The steam that would discharge from the towers will be seen far and wide across the rural horizon, he said. The towers will be visible from nearly every bucolic view, including the Tribe’s cultural tourism attractions Billie Swamp Safari and the Ah-Tah-Thi-Ki Museum. More than 22 million gallons of water per day, pumped from the underground Tamiami Aquifer, which is the main water source for all Hendry County, will be required to cool the plant.

At a meeting with Big Cypress residents in October, Andrew Bauman, a lawyer with Lewis, Longman & Walker who is representing the Tribe in an ongoing lawsuit to stop the project from moving forward, said the plant would be “the largest natural gas plant in Florida and one of the largest in the United States.”

Formerly a cattle ranch owned by the McDaniel family of Clewiston, the land was purchased by developer Eddie Garcia, of Virginia Beach, who was granted a zoning change from agriculture to Planned Use Development (PUD) by the Hendry County Board of County Commissioners (BOCC).

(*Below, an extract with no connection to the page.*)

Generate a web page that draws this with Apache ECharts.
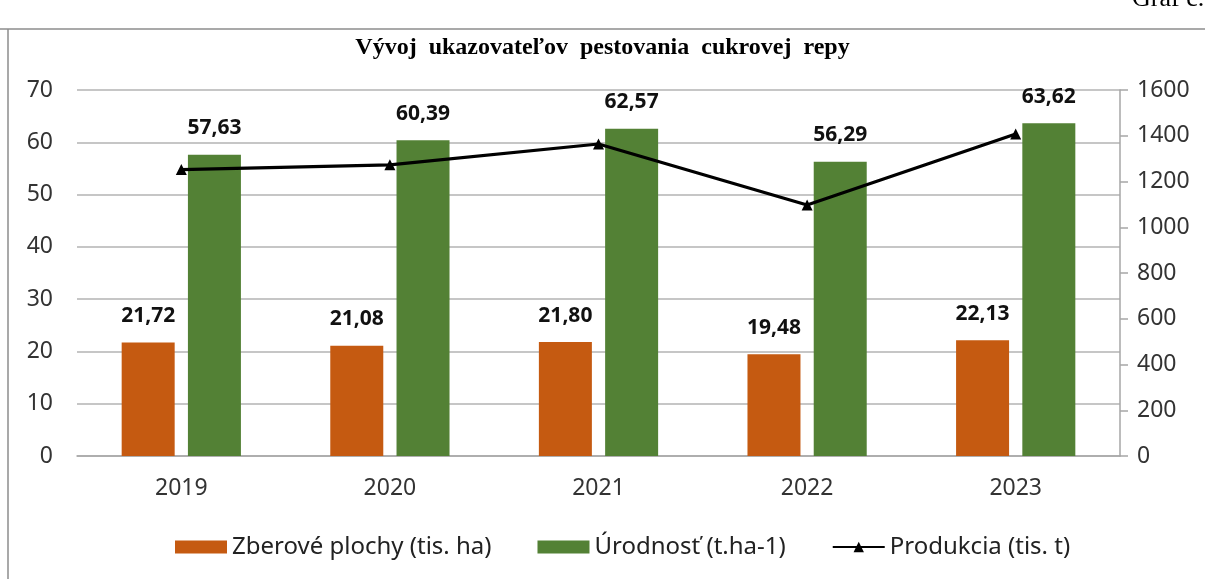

PUD allows for mixed compatible uses such as homes, businesses, recreation and industry.

Later, Garcia sold the land to FPL which proceeded to plan the plant. The Tribe went to court against the county to reverse the rezoning on grounds that the FPL plant will go against the county’s own land use guidelines.

But the battle was lost on claims that FPL’s plans were consistent with the Florida Electrical Power Plant Siting Act.

The ruling was overturned on appeal in June because an application for the plant had not been submitted. The court date has been rescheduled from January to April.

“We feel like we’ve been violated, raped and left on the side of the road to die,” Councilman Tiger said. “If we let this happen, our historical sites will be lost forever, the water will become contaminated and everything will go down from there.”